Ground loss has become an increasingly important aspect of handicapping.
Premium handicapping services, such as the Ragozin Sheets and Thoro-Graph rely heavily on ground loss and wide trips in the compilation of their speed figures. Trackus also provides helpful data on the amount of added ground each horse covers in a race.
How ground loss data can come into play is that it shows how a horse who suffered a narrow loss turned in a better effort than a horse that finished ahead of him – all because the horse that finished fourth covered significantly more ground than the winner.
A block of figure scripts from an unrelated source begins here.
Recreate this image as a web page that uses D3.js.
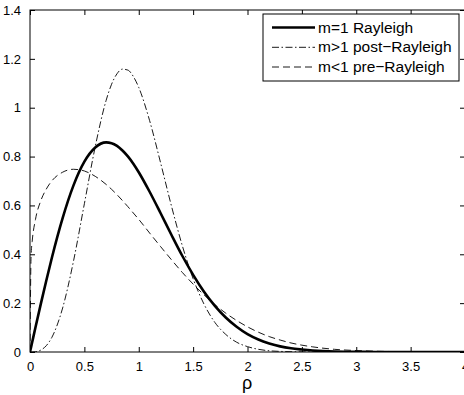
<!DOCTYPE html>
<html>
<head>
<meta charset="utf-8">
<script src="https://cdn.jsdelivr.net/npm/d3@7"></script>
<style>
  body { margin: 0; background: #fff; }
  svg { display: block; font-family: "Liberation Sans", Arial, Helvetica, sans-serif; }
</style>
</head>
<body>
<div id="container"></div>
<script>
// values
var rho = [0, 0.01, 0.02, 0.05, 0.1, 0.15, 0.2, 0.3, 0.4, 0.5, 0.6, 0.7, 0.75, 0.8, 0.85, 0.9, 0.95,
    1.0, 1.1, 1.2, 1.3, 1.4, 1.5, 1.6, 1.7, 1.8, 1.9, 2.0, 2.1, 2.2, 2.3, 2.4, 2.5, 2.6,
    2.8, 3.0, 3.2, 3.5, 4.0]
var rayleigh = [0, 0.020, 0.040, 0.100, 0.198, 0.293, 0.384, 0.548, 0.682, 0.779, 0.837, 0.858, 0.855, 0.844, 0.825, 0.801, 0.771,
    0.736, 0.656, 0.569, 0.480, 0.394, 0.316, 0.247, 0.189, 0.141, 0.103, 0.073, 0.051, 0.035, 0.023, 0.015, 0.010, 0.006,
    0.002, 0.001, 0, 0, 0]
var postRayleigh = [0, 0, 0.0001, 0.001, 0.008, 0.026, 0.059, 0.180, 0.372, 0.607, 0.841, 1.030, 1.096, 1.139, 1.158, 1.154, 1.128,
    1.083, 0.947, 0.776, 0.599, 0.436, 0.300, 0.196, 0.121, 0.072, 0.040, 0.022, 0.011, 0.005, 0.0025, 0.0011, 0.0005, 0.0002,
    0, 0, 0, 0, 0]
var preRayleigh = [0, 0.394, 0.452, 0.542, 0.620, 0.667, 0.700, 0.736, 0.748, 0.741, 0.719, 0.686, 0.666, 0.644, 0.620, 0.595, 0.569,
    0.543, 0.487, 0.432, 0.378, 0.326, 0.278, 0.234, 0.194, 0.159, 0.129, 0.103, 0.081, 0.063, 0.049, 0.037, 0.028, 0.021,
    0.011, 0.006, 0.003, 0.001, 0.0001]
var seriesNames = ["m=1 Rayleigh", "m>1 post\u2212Rayleigh", "m<1 pre\u2212Rayleigh"]
var xTicks = [0, 0.5, 1, 1.5, 2, 2.5, 3, 3.5, 4]
var yTicks = [0, 0.2, 0.4, 0.6, 0.8, 1, 1.2, 1.4]

main()

function main() {
    const width = 464
    const height = 395
    const marginTop = 10
    const marginLeft = 30
    const plotRight = 465
    const plotBottom = 352
    const tickLen = 5

    const x = d3.scaleLinear().domain([0, 4]).range([marginLeft, plotRight])
    const y = d3.scaleLinear().domain([0, 1.4]).range([plotBottom, marginTop])

    const svg = d3.create("svg")
        .attr("width", width)
        .attr("height", height)

    svg.append("defs").append("clipPath")
        .attr("id", "clip")
        .append("rect")
        .attr("x", marginLeft).attr("y", marginTop)
        .attr("width", plotRight - marginLeft).attr("height", plotBottom - marginTop)

    const styles = [
        {width: 2.6, dash: null},
        {width: 0.9, dash: "7,2.5,1.5,2.5"},
        {width: 0.9, dash: "7,4"}
    ]
    const allSeries = [rayleigh, postRayleigh, preRayleigh]

    const line = d3.line()
        .x((d, i) => x(rho[i]))
        .y(d => y(d))
        .curve(d3.curveMonotoneX)

    const g = svg.append("g").attr("clip-path", "url(#clip)")
    allSeries.forEach((s, k) => {
        g.append("path")
            .attr("d", line(s))
            .attr("fill", "none")
            .attr("stroke", "#000")
            .attr("stroke-width", styles[k].width)
            .attr("stroke-dasharray", styles[k].dash)
            .attr("stroke-linejoin", "round")
    })

    // box + inward ticks on all sides
    svg.append("rect")
        .attr("x", marginLeft).attr("y", marginTop)
        .attr("width", plotRight - marginLeft).attr("height", plotBottom - marginTop)
        .attr("fill", "none").attr("stroke", "#000").attr("stroke-width", 1)

    const bottom = svg.append("g")
        .attr("transform", `translate(0,${plotBottom})`)
        .call(d3.axisBottom(x).tickValues(xTicks).tickSizeInner(-tickLen).tickSizeOuter(0).tickPadding(10).tickFormat(d3.format("")))
    const top = svg.append("g")
        .attr("transform", `translate(0,${marginTop})`)
        .call(d3.axisTop(x).tickValues(xTicks).tickSizeInner(-tickLen).tickSizeOuter(0).tickFormat(""))
    const left = svg.append("g")
        .attr("transform", `translate(${marginLeft},0)`)
        .call(d3.axisLeft(y).tickValues(yTicks).tickSizeInner(-tickLen).tickSizeOuter(0).tickPadding(9).tickFormat(d3.format("")))
    const right = svg.append("g")
        .attr("transform", `translate(${plotRight},0)`)
        .call(d3.axisRight(y).tickValues(yTicks).tickSizeInner(-tickLen).tickSizeOuter(0).tickFormat(""))

    ;[bottom, top, left, right].forEach(a => {
        a.select(".domain").remove()
        a.selectAll("line").attr("stroke", "#000")
        a.selectAll("text")
            .attr("fill", "#000")
            .style("font-size", "13px")
            .style("font-family", '"Liberation Sans", Arial, sans-serif')
    })

    svg.append("text")
        .attr("x", 247)
        .attr("y", 389)
        .attr("text-anchor", "middle")
        .style("font-size", "18px")
        .text("\u03c1")

    // legend
    const lx = 263, ly = 14, lw = 196, lh = 67
    const legend = svg.append("g")
    legend.append("rect")
        .attr("x", lx).attr("y", ly).attr("width", lw).attr("height", lh)
        .attr("fill", "#fff").attr("stroke", "#000").attr("stroke-width", 1)
    const rows = [27.5, 47.3, 67]
    seriesNames.forEach((name, k) => {
        legend.append("line")
            .attr("x1", 272).attr("x2", 315)
            .attr("y1", rows[k]).attr("y2", rows[k])
            .attr("stroke", "#000")
            .attr("stroke-width", styles[k].width)
            .attr("stroke-dasharray", styles[k].dash)
        legend.append("text")
            .attr("x", 318)
            .attr("y", rows[k] + 5)
            .style("font-size", "15.5px")
            .text(name)
    })

    container.append(svg.node())
}
</script>
</body>
</html>
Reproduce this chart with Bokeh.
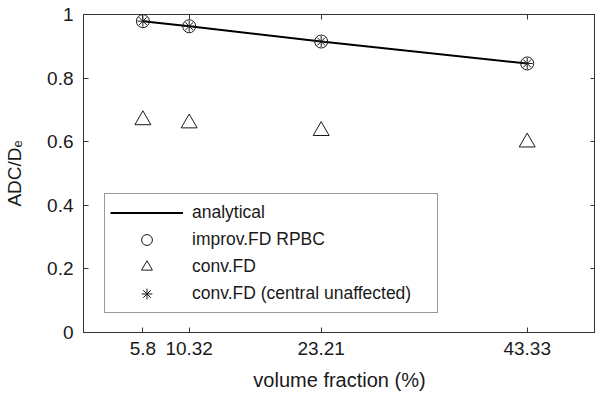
from bokeh.plotting import figure
from bokeh.models import (FixedTicker, LinearAxis, Legend, LegendItem, Range1d,
                          CustomJSTickFormatter)
from bokeh.embed import file_html
from bokeh.resources import INLINE

# data
volume_fraction = [5.8, 10.32, 23.21, 43.33]
analytical = [0.979, 0.963, 0.915, 0.846]
improv_fd_rpbc = [0.979, 0.963, 0.915, 0.846]
conv_fd = [0.668, 0.658, 0.634, 0.598]
conv_fd_central = [0.979, 0.963, 0.915, 0.846]
x_tick_labels = ["5.8", "10.32", "23.21", "43.33"]
y_ticks = [0, 0.2, 0.4, 0.6, 0.8, 1.0]
y_tick_labels = ["0", "0.2", "0.4", "0.6", "0.8", "1"]

FONT = "Liberation Sans"
INK = "#1a1a1a"

p = figure(frame_width=512, frame_height=318, output_backend="svg", toolbar_location=None,
           x_range=Range1d(0, 50), y_range=Range1d(0, 1),
           min_border_left=83, min_border_top=14, min_border_right=0, min_border_bottom=0)
p.grid.visible = False
p.outline_line_color = "#333333"
p.outline_line_width = 1
p.background_fill_color = "white"

def style_axis(ax):
    ax.major_tick_in = 5
    ax.major_tick_out = 0
    ax.minor_tick_line_color = None
    ax.axis_line_color = "#333333"
    ax.major_tick_line_color = "#333333"
    ax.major_tick_line_width = 1
    ax.major_label_text_font = FONT
    ax.major_label_text_font_size = "19px"
    ax.major_label_text_color = INK
    ax.axis_label_text_font = FONT
    ax.axis_label_text_font_size = "20px"
    ax.axis_label_text_font_style = "normal"
    ax.axis_label_text_color = INK

xa = p.xaxis[0]
xa.ticker = FixedTicker(ticks=volume_fraction)
xa.major_label_overrides = {v: l for v, l in zip(volume_fraction, x_tick_labels)}
xa.axis_label = "volume fraction (%)"
style_axis(xa)
xa.major_label_standoff = 9
xa.axis_label_standoff = 11

ya = p.yaxis[0]
ya.ticker = FixedTicker(ticks=y_ticks)
ya.major_label_overrides = {v: l for v, l in zip(y_ticks, y_tick_labels)}
ya.axis_label = "ADC/D\u2091"
style_axis(ya)
ya.axis_label_text_font_size = "19px"
ya.major_label_standoff = 10
ya.axis_label_standoff = 19

blank = CustomJSTickFormatter(code="return ''")
top = LinearAxis(ticker=FixedTicker(ticks=volume_fraction), formatter=blank)
style_axis(top)
top.major_label_standoff = 0
p.add_layout(top, "above")

right = LinearAxis(ticker=FixedTicker(ticks=y_ticks), formatter=blank)
style_axis(right)
right.major_label_standoff = 0
p.add_layout(right, "right")

# glyphs
r_line = p.line(volume_fraction, analytical, line_color="black", line_width=2)
r_circ = p.scatter(volume_fraction, improv_fd_rpbc, marker="circle", size=13,
                   fill_color=None, line_color=INK, line_width=1)
r_tri = p.scatter(volume_fraction, conv_fd, marker="triangle", size=16,
                  fill_color=None, line_color=INK, line_width=1)
r_star = p.scatter(volume_fraction, conv_fd_central, marker="asterisk", size=11,
                   line_color=INK, line_width=1)

legend = Legend(items=[
    LegendItem(label="analytical", renderers=[r_line]),
    LegendItem(label="improv.FD RPBC", renderers=[r_circ]),
    LegendItem(label="conv.FD", renderers=[r_tri]),
    LegendItem(label="conv.FD (central unaffected)", renderers=[r_star]),
], location=(21, 19))
legend.label_text_font = FONT
legend.label_text_font_size = "17.5px"
legend.label_text_color = INK
legend.border_line_color = "#333333"
legend.border_line_width = 1
legend.glyph_width = 73
legend.glyph_height = 27
legend.label_height = 27
legend.spacing = 0
legend.padding = 5
legend.margin = 0
legend.label_standoff = 9
legend.label_width = 240
p.add_layout(legend, "center")

open("out.html", "w").write(file_html(p, INLINE))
Of course, the naked eye can also come in handy in picking out a horse that was placed at a disadvantage by a wide trip.
A case in point is the 10th race at Churchill Downs on May 9.
Marine Patrol was a slight 3.30-to-1 favorite in the mile and a sixteenth turf race and broke from post eight in a field of nine. In a hotly contested race that saw the first eight finishers grouped within 2 ½ lengths of each other, Marine Patrol was forced to rally six-wide. That move not only slowed Marine Patrol’s momentum at a crucial point in the race but also caused him to lose considerable ground as he wound up fourth, just three quarters of a length behind the winner.
Take away that wide trip and perhaps Marine Patrol wins the race.
That notion stands in sharp contrast to the image of Marine Patrol as a beaten favorite who could do no better than finish fourth.
When Marine Patrol returned to the races on June 14 in the third race at Churchill Downs, handicappers had to decide on how to view Marine Patrol’s last race.
If the ground loss resonated with you, then you were on board when Marine Patrol atoned for his previous race. Though he rallied wide once again, this time he surged to the front in the final sixteenth of a mile and registered a three-quarters of a length victory as the $1.60-to-1 favorite.
THE LESSON: A narrow loss can sometimes be explained by a wide trip that forced an also-ran to cover more ground than the winner.